:: Problem ::
Print the listing below in its entirety, character for character.

:: Recorded information ::

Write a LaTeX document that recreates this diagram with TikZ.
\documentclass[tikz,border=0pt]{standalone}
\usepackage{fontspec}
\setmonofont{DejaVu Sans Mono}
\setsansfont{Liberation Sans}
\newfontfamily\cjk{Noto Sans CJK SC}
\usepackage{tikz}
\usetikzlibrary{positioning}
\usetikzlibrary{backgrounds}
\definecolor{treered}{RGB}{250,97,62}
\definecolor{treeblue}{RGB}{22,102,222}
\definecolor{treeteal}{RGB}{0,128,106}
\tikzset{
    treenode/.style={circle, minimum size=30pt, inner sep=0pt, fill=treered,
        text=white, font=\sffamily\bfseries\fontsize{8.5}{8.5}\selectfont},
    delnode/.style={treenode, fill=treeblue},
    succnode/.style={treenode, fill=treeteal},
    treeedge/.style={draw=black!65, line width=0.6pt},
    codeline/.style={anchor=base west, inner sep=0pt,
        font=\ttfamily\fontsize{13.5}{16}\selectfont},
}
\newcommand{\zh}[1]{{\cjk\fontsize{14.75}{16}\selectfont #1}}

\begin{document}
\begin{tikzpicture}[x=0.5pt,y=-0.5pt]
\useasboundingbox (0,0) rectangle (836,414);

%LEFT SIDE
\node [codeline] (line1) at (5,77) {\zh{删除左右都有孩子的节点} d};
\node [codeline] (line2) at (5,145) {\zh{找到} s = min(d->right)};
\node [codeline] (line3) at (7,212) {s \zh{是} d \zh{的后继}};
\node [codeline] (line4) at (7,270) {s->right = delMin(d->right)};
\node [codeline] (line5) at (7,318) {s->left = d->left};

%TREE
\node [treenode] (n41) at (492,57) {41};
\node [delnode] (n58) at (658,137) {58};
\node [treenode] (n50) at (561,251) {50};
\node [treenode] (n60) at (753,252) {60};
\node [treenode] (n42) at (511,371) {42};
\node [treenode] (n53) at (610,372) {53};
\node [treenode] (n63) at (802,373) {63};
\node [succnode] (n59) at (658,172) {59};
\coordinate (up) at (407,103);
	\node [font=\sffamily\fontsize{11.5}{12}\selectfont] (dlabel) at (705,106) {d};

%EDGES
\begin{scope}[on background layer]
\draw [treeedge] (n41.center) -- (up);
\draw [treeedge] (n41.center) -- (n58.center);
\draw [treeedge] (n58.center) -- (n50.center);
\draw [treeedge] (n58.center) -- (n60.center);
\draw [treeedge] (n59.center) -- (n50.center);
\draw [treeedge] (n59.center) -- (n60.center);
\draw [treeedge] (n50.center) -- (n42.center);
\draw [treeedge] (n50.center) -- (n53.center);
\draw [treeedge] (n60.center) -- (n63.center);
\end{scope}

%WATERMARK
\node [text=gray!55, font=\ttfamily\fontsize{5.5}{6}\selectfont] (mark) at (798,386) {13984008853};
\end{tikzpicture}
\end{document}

:: Correct answer ::
Write a LaTeX document that recreates this diagram with TikZ.
\documentclass[tikz,border=0pt]{standalone}
\usepackage{fontspec}
\setmonofont{DejaVu Sans Mono}
\setsansfont{Liberation Sans}
\newfontfamily\cjk{Noto Sans CJK SC}
\usepackage{tikz}
\usetikzlibrary{positioning}
\usetikzlibrary{backgrounds}
\definecolor{treered}{RGB}{250,97,62}
\definecolor{treeblue}{RGB}{22,102,222}
\definecolor{treeteal}{RGB}{0,128,106}
\tikzset{
    treenode/.style={circle, minimum size=30pt, inner sep=0pt, fill=treered,
        text=white, font=\sffamily\bfseries\fontsize{8.5}{8.5}\selectfont},
    delnode/.style={treenode, fill=treeblue},
    succnode/.style={treenode, fill=treeteal},
    treeedge/.style={draw=black!65, line width=0.6pt},
    codeline/.style={anchor=base west, inner sep=0pt,
        font=\ttfamily\fontsize{13.5}{16}\selectfont},
}
\newcommand{\zh}[1]{{\cjk\fontsize{14.75}{16}\selectfont #1}}

\begin{document}
\begin{tikzpicture}[x=0.5pt,y=-0.5pt]
\useasboundingbox (0,0) rectangle (836,414);

%LEFT SIDE
\node [codeline] (line1) at (5,77) {\zh{删除左右都有孩子的节点} d};
\node [codeline] (line2) at (5,145) {\zh{找到} s = min(d->right)};
\node [codeline] (line3) at (7,212) {s \zh{是} d \zh{的后继}};
\node [codeline] (line4) at (7,270) {s->right = delMin(d->right)};
\node [codeline] (line5) at (7,318) {s->left = d->left};

%TREE
\node [treenode] (n41) at (492,57) {41};
\node [delnode] (n58) at (658,137) {58};
\node [treenode] (n50) at (561,251) {50};
\node [treenode] (n60) at (753,252) {60};
\node [treenode] (n42) at (511,371) {42};
\node [treenode] (n53) at (610,372) {53};
\node [treenode] (n63) at (802,373) {63};
\node [succnode] (n59) at (658,172) {59};
\coordinate (up) at (407,103);
	\node [font=\sffamily\fontsize{11.5}{12}\selectfont] (dlabel) at (705,106) {d};

%EDGES
\begin{scope}[on background layer]
\draw [treeedge] (n41.center) -- (up);
\draw [treeedge] (n41.center) -- (n58.center);
\draw [treeedge] (n58.center) -- (n50.center);
\draw [treeedge] (n58.center) -- (n60.center);
\draw [treeedge] (n59.center) -- (n50.center);
\draw [treeedge] (n59.center) -- (n60.center);
\draw [treeedge] (n50.center) -- (n42.center);
\draw [treeedge] (n50.center) -- (n53.center);
\draw [treeedge] (n60.center) -- (n63.center);
\end{scope}

%WATERMARK
\node [text=gray!55, font=\ttfamily\fontsize{5.5}{6}\selectfont] (mark) at (798,386) {13984008853};
\end{tikzpicture}
\end{document}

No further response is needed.